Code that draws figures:
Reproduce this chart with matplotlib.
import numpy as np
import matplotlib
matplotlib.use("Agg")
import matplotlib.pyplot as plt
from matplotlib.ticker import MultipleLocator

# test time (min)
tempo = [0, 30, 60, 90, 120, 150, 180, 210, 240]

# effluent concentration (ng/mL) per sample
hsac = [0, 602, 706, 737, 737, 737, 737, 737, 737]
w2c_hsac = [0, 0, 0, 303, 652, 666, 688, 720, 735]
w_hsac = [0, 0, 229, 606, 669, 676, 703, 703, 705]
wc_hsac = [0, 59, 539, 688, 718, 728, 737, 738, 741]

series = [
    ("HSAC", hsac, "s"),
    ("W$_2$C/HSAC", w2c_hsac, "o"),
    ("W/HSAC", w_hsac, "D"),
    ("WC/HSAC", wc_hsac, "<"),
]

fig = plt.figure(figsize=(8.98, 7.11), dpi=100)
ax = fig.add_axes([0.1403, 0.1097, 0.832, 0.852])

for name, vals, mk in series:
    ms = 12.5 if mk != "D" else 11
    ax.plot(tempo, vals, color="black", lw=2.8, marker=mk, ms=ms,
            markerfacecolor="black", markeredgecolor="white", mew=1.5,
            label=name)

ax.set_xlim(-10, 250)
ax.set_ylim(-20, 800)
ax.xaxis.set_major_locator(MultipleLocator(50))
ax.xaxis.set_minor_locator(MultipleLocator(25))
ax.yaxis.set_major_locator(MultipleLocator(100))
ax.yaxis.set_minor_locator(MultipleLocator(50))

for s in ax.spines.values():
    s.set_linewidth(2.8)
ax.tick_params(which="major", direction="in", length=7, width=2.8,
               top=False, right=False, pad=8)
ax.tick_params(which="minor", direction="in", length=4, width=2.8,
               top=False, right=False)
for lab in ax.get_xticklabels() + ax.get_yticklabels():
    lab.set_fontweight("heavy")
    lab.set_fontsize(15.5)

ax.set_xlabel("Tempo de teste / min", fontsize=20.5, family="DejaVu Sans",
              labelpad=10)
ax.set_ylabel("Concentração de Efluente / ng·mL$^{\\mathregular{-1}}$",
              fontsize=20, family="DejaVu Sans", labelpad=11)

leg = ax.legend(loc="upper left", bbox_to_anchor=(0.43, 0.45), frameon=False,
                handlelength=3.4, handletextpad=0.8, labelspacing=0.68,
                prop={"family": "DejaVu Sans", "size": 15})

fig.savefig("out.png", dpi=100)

---

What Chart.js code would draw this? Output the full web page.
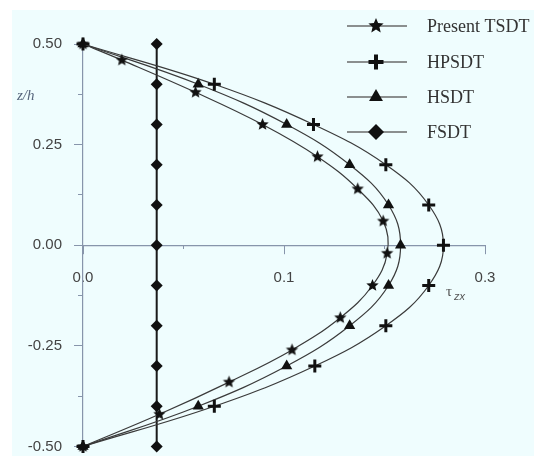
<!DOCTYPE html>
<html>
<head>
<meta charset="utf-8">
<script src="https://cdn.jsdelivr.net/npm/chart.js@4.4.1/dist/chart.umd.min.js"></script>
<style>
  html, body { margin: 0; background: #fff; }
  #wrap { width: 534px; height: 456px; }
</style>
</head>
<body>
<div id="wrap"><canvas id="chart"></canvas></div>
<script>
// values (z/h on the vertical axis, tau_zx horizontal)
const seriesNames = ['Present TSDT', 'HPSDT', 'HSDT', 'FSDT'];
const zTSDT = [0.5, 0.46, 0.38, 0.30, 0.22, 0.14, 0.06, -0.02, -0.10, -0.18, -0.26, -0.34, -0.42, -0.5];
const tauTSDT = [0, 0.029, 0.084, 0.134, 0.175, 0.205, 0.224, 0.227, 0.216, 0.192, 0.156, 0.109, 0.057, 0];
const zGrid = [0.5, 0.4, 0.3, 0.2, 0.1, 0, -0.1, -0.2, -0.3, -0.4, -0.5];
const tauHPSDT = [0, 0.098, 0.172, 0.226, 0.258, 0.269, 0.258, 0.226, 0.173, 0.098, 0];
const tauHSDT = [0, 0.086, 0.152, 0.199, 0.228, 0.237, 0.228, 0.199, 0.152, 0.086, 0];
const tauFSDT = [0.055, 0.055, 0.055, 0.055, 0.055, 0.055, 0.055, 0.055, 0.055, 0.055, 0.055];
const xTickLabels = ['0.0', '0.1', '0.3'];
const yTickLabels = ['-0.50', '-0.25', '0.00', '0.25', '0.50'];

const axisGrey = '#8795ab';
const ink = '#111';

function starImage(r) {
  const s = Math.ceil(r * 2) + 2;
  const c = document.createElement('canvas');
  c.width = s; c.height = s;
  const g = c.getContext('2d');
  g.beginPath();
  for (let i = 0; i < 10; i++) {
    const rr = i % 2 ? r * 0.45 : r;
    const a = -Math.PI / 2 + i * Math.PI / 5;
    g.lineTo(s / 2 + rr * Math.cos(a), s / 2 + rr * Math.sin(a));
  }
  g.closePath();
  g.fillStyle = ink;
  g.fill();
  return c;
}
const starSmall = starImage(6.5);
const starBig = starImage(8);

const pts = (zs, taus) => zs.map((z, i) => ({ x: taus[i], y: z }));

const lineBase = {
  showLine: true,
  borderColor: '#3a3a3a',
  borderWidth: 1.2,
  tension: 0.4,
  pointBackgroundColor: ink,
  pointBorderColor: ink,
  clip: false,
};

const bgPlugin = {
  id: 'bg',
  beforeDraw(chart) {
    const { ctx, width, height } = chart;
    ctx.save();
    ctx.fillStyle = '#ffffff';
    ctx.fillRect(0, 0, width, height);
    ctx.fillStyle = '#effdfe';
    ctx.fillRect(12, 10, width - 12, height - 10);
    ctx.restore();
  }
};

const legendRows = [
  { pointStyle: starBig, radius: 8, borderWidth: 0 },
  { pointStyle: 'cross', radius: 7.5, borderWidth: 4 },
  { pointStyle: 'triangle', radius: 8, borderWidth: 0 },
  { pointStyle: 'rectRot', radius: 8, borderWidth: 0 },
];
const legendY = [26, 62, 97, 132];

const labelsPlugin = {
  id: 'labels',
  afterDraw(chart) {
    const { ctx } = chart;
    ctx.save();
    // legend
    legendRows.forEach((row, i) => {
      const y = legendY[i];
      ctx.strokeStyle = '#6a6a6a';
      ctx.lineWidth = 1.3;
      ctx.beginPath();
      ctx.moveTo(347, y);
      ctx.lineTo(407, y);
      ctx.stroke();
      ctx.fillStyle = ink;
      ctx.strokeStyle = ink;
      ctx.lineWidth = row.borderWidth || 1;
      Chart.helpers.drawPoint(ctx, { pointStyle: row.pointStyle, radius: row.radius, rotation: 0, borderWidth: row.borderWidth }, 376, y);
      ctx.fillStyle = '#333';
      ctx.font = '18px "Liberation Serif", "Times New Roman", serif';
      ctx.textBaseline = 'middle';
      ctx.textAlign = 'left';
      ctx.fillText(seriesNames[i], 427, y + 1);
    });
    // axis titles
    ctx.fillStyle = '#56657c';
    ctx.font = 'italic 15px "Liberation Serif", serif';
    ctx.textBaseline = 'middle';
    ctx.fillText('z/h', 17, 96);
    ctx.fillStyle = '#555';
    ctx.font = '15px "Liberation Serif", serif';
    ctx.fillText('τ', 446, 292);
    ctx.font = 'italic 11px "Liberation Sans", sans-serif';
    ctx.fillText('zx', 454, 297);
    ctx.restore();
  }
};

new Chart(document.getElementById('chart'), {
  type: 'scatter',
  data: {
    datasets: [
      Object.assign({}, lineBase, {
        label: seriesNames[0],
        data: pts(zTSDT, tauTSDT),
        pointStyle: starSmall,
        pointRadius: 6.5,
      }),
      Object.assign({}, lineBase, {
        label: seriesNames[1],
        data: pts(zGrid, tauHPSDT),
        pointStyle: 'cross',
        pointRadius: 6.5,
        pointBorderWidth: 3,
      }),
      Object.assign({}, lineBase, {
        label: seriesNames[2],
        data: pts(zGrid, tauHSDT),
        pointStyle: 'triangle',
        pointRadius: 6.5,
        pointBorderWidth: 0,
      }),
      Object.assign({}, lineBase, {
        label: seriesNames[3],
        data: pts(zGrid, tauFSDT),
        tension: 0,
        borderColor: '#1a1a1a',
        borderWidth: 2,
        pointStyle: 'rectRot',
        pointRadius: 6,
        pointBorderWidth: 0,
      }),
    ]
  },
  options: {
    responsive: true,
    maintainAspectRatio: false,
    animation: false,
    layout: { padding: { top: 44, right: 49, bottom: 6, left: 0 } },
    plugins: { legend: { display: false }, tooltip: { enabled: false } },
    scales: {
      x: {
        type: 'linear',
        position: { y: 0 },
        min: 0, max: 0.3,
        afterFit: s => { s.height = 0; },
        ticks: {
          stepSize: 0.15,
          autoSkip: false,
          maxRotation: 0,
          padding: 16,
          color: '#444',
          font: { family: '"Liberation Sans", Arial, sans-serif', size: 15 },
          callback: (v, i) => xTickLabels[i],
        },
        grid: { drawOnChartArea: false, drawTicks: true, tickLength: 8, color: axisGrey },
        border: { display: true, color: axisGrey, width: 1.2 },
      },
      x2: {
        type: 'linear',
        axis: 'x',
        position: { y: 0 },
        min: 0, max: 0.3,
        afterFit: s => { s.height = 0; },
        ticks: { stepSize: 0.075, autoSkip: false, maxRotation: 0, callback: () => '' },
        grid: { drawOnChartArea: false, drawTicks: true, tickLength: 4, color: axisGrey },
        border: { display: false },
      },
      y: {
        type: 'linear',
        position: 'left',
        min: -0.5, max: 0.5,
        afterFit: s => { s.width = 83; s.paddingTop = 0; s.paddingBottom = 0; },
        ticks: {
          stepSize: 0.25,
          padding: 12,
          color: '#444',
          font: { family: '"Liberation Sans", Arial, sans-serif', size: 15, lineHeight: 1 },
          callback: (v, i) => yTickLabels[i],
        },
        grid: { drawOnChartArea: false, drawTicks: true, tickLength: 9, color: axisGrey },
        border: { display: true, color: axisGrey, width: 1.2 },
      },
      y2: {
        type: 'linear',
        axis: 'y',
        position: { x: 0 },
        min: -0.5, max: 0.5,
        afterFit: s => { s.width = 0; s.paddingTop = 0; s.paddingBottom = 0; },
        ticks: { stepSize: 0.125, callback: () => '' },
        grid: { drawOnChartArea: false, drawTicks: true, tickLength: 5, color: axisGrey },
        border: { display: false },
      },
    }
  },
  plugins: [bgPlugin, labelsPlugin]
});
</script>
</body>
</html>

• Job
Extract the lines of the preceding material that run from the line with "Reproduce this chart with matplotlib." through the line with "lab.set_fontsize(15.5)", inclusive, reproducing them exactly and adding nothing.

• Answer in full
Reproduce this chart with matplotlib.
import numpy as np
import matplotlib
matplotlib.use("Agg")
import matplotlib.pyplot as plt
from matplotlib.ticker import MultipleLocator

# test time (min)
tempo = [0, 30, 60, 90, 120, 150, 180, 210, 240]

# effluent concentration (ng/mL) per sample
hsac = [0, 602, 706, 737, 737, 737, 737, 737, 737]
w2c_hsac = [0, 0, 0, 303, 652, 666, 688, 720, 735]
w_hsac = [0, 0, 229, 606, 669, 676, 703, 703, 705]
wc_hsac = [0, 59, 539, 688, 718, 728, 737, 738, 741]

series = [
    ("HSAC", hsac, "s"),
    ("W$_2$C/HSAC", w2c_hsac, "o"),
    ("W/HSAC", w_hsac, "D"),
    ("WC/HSAC", wc_hsac, "<"),
]

fig = plt.figure(figsize=(8.98, 7.11), dpi=100)
ax = fig.add_axes([0.1403, 0.1097, 0.832, 0.852])

for name, vals, mk in series:
    ms = 12.5 if mk != "D" else 11
    ax.plot(tempo, vals, color="black", lw=2.8, marker=mk, ms=ms,
            markerfacecolor="black", markeredgecolor="white", mew=1.5,
            label=name)

ax.set_xlim(-10, 250)
ax.set_ylim(-20, 800)
ax.xaxis.set_major_locator(MultipleLocator(50))
ax.xaxis.set_minor_locator(MultipleLocator(25))
ax.yaxis.set_major_locator(MultipleLocator(100))
ax.yaxis.set_minor_locator(MultipleLocator(50))

for s in ax.spines.values():
    s.set_linewidth(2.8)
ax.tick_params(which="major", direction="in", length=7, width=2.8,
               top=False, right=False, pad=8)
ax.tick_params(which="minor", direction="in", length=4, width=2.8,
               top=False, right=False)
for lab in ax.get_xticklabels() + ax.get_yticklabels():
    lab.set_fontweight("heavy")
    lab.set_fontsize(15.5)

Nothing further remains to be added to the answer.